Vasily Grossman wrote three novels about the Second World War, each offering a distinct take on what a war novel can be, and each extraordinary. A common set of characters links Stalingrad and Life and Fate, but Stalingrad is not only a moving and exciting story of desperate defense and the turning tide of war, but also a monumental memorial for the countless war dead. Life and Fate, by contrast, is a work of moral and political philosophy as well as a novel, and the deep question it explores is whether or not it is possible to behave ethically in the face of overwhelming violence. The People Immortal is something else entirely.
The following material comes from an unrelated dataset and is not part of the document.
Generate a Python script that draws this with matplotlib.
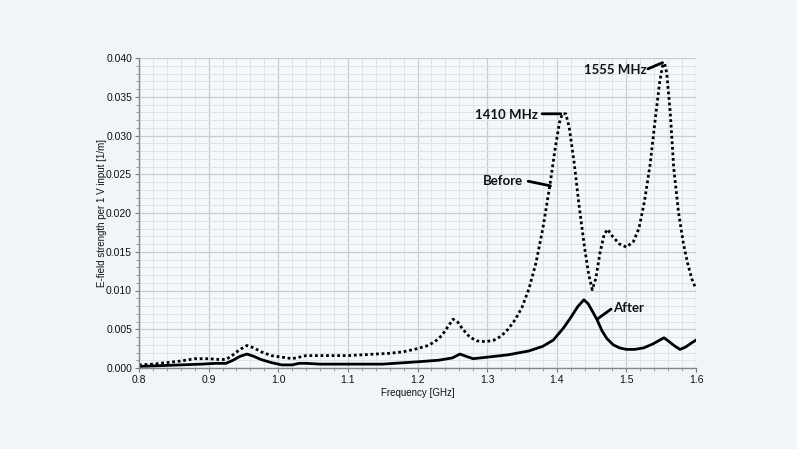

Set during the catastrophic first months of the German invasion of the Soviet Union, this is the tale of an army battalion dispatched to slow the advancing enemy at any cost, with encirclement and annihilation its promised end. A rousing story of resistance, The People Immortal is the novel as weapon in hand.
PUBLISHERS WEEKLY
Grossman's insightful novel, originally published in 1942 before the linked WWII novels Life and Fate and Stalingrad, follows a Soviet battalion assigned a suicide mission in 1941: cover a Russian regiment's retreat from the unyielding Nazi advance for as long as they can. The doomed group is a rogue's gallery of Soviet archetypes. There's Bogariov, the battalion's levelheaded commissar, a peacetime professor of Marxism who is happy to test his convictions on the battlefield; Ignatiev, a cheery, rakish collective farm worker, whose boldness and knowledge of the land make him an invaluable guerrilla; and Cherednichenko, the steely, veteran divisional commissar looking to spin victory out of certain defeat. The text, which Grossman (1905–1964) wrote shortly after his own visit to the front as a war correspondent, hums with fine details: the leaves of dead birches hang "small and yellow like copper coins"; soldiers identify the fields they march over "by the swish of falling seeds, by the creak of straw underfoot and by the rustle of the stalks that clung to their tunics." Though straightforward and unmistakably propagandistic, it's elevated by Grossman's clarity of thought and vision. The result is a worthy look into Russian wartime psychology. Correction: An earlier version of this review incorrectly stated this book was part of a trilogy.